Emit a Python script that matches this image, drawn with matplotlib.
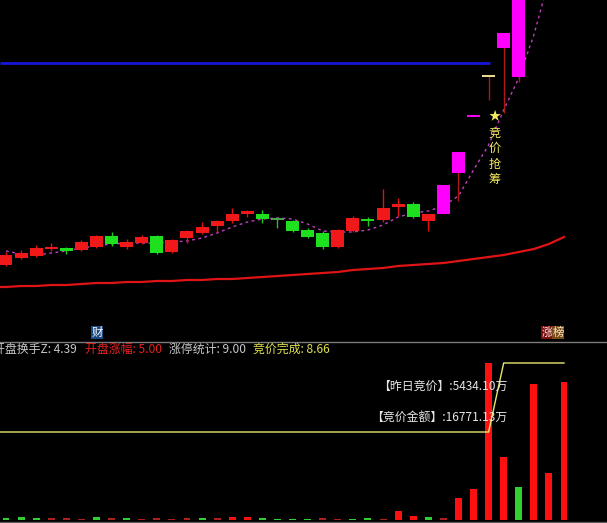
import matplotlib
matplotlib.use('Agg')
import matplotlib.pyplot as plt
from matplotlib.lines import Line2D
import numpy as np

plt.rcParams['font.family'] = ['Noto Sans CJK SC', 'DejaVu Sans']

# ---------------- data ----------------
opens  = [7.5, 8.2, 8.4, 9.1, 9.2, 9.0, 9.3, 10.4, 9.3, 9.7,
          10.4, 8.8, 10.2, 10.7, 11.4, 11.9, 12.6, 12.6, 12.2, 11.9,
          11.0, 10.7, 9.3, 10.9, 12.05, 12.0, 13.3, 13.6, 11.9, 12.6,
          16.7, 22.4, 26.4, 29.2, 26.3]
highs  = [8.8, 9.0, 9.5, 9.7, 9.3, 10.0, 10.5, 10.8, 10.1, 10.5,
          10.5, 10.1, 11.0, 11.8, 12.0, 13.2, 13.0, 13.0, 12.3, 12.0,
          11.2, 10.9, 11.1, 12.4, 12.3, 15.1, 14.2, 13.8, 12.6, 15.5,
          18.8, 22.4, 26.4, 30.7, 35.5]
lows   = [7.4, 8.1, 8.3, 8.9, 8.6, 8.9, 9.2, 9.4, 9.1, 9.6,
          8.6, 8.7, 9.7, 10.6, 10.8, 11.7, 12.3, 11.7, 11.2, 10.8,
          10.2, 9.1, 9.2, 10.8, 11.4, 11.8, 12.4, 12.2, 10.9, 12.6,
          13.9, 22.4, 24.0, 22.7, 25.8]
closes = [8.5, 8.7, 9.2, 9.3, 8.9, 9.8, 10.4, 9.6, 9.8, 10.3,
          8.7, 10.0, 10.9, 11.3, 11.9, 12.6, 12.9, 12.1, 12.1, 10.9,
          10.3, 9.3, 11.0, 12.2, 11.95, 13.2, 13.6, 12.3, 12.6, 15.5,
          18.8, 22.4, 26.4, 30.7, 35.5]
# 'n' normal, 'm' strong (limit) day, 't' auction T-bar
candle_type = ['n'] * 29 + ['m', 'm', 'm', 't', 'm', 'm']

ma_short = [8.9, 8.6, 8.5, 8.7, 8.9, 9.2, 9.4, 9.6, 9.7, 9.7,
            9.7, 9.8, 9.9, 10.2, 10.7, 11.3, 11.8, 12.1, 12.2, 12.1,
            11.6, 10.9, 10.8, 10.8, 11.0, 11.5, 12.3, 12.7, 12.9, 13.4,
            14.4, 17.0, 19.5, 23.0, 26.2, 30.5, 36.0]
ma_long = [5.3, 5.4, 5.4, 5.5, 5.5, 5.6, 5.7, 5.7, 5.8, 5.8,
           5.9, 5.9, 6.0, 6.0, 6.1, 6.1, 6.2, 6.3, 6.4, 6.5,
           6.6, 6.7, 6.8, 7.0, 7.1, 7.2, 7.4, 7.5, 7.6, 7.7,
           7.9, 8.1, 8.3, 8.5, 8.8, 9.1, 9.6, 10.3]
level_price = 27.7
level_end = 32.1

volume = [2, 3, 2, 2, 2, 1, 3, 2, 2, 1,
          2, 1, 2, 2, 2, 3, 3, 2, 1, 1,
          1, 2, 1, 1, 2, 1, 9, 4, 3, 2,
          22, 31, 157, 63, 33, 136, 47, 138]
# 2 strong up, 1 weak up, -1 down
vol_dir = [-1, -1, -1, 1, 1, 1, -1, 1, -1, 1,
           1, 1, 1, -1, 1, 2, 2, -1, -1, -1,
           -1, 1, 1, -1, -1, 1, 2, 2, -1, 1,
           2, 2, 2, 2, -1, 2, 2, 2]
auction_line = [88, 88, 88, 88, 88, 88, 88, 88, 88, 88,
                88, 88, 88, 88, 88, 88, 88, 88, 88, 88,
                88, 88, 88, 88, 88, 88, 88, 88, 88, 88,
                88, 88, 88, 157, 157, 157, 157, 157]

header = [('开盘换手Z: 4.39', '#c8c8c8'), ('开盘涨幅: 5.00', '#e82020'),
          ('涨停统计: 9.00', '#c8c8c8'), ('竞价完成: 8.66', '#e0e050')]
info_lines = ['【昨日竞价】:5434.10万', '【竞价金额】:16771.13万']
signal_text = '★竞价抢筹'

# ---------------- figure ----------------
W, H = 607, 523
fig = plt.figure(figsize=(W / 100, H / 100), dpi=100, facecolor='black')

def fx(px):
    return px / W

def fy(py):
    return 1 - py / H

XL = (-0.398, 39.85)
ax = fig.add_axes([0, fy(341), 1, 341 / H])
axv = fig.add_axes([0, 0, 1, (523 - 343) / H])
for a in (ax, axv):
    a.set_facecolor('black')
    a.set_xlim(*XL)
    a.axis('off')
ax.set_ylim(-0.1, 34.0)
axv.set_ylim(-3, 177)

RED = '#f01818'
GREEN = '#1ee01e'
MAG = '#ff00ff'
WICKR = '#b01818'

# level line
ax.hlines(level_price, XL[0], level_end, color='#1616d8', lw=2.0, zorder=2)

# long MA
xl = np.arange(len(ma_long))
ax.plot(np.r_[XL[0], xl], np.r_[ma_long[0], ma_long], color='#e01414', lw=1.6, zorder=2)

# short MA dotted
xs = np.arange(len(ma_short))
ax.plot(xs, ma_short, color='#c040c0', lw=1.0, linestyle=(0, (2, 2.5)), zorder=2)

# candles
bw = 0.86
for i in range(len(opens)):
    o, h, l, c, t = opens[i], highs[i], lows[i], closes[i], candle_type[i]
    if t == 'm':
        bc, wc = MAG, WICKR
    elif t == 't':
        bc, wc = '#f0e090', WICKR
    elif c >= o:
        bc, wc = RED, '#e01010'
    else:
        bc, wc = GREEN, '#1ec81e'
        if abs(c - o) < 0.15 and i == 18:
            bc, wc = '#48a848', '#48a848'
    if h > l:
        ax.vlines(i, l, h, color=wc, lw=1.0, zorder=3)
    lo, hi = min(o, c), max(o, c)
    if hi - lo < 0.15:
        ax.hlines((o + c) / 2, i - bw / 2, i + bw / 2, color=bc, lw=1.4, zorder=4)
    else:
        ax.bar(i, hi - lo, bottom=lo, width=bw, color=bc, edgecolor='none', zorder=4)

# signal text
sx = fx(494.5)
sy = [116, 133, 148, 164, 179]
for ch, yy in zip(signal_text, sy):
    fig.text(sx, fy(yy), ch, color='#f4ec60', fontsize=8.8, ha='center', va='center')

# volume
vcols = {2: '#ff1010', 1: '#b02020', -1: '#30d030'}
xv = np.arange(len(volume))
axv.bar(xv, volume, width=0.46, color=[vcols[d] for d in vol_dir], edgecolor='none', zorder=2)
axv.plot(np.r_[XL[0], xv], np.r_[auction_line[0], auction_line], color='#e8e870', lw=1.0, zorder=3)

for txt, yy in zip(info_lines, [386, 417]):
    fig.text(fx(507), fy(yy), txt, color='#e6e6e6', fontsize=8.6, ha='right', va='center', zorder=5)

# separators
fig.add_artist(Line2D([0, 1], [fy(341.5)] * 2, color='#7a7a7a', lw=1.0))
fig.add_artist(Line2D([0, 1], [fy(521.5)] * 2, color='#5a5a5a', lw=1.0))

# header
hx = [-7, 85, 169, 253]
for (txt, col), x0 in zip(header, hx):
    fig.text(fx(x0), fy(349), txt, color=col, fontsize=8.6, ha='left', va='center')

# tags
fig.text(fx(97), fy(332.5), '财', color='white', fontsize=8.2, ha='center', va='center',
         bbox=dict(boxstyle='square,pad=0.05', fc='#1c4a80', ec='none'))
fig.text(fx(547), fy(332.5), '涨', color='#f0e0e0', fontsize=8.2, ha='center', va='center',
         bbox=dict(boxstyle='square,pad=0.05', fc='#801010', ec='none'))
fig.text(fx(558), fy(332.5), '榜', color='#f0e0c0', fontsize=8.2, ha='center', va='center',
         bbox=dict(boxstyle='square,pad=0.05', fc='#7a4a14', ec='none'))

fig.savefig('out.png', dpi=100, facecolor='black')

§ **PROBLEM STATEMENT**
Omit the pictures, then repeat exactly each line from the beginning of the listing through the line with "level_end = 32.1".

§ **SOLUTION TO THE PROBLEM**
Emit a Python script that matches this image, drawn with matplotlib.
import matplotlib
matplotlib.use('Agg')
import matplotlib.pyplot as plt
from matplotlib.lines import Line2D
import numpy as np

plt.rcParams['font.family'] = ['Noto Sans CJK SC', 'DejaVu Sans']

# ---------------- data ----------------
opens  = [7.5, 8.2, 8.4, 9.1, 9.2, 9.0, 9.3, 10.4, 9.3, 9.7,
          10.4, 8.8, 10.2, 10.7, 11.4, 11.9, 12.6, 12.6, 12.2, 11.9,
          11.0, 10.7, 9.3, 10.9, 12.05, 12.0, 13.3, 13.6, 11.9, 12.6,
          16.7, 22.4, 26.4, 29.2, 26.3]
highs  = [8.8, 9.0, 9.5, 9.7, 9.3, 10.0, 10.5, 10.8, 10.1, 10.5,
          10.5, 10.1, 11.0, 11.8, 12.0, 13.2, 13.0, 13.0, 12.3, 12.0,
          11.2, 10.9, 11.1, 12.4, 12.3, 15.1, 14.2, 13.8, 12.6, 15.5,
          18.8, 22.4, 26.4, 30.7, 35.5]
lows   = [7.4, 8.1, 8.3, 8.9, 8.6, 8.9, 9.2, 9.4, 9.1, 9.6,
          8.6, 8.7, 9.7, 10.6, 10.8, 11.7, 12.3, 11.7, 11.2, 10.8,
          10.2, 9.1, 9.2, 10.8, 11.4, 11.8, 12.4, 12.2, 10.9, 12.6,
          13.9, 22.4, 24.0, 22.7, 25.8]
closes = [8.5, 8.7, 9.2, 9.3, 8.9, 9.8, 10.4, 9.6, 9.8, 10.3,
          8.7, 10.0, 10.9, 11.3, 11.9, 12.6, 12.9, 12.1, 12.1, 10.9,
          10.3, 9.3, 11.0, 12.2, 11.95, 13.2, 13.6, 12.3, 12.6, 15.5,
          18.8, 22.4, 26.4, 30.7, 35.5]
# 'n' normal, 'm' strong (limit) day, 't' auction T-bar
candle_type = ['n'] * 29 + ['m', 'm', 'm', 't', 'm', 'm']

ma_short = [8.9, 8.6, 8.5, 8.7, 8.9, 9.2, 9.4, 9.6, 9.7, 9.7,
            9.7, 9.8, 9.9, 10.2, 10.7, 11.3, 11.8, 12.1, 12.2, 12.1,
            11.6, 10.9, 10.8, 10.8, 11.0, 11.5, 12.3, 12.7, 12.9, 13.4,
            14.4, 17.0, 19.5, 23.0, 26.2, 30.5, 36.0]
ma_long = [5.3, 5.4, 5.4, 5.5, 5.5, 5.6, 5.7, 5.7, 5.8, 5.8,
           5.9, 5.9, 6.0, 6.0, 6.1, 6.1, 6.2, 6.3, 6.4, 6.5,
           6.6, 6.7, 6.8, 7.0, 7.1, 7.2, 7.4, 7.5, 7.6, 7.7,
           7.9, 8.1, 8.3, 8.5, 8.8, 9.1, 9.6, 10.3]
level_price = 27.7
level_end = 32.1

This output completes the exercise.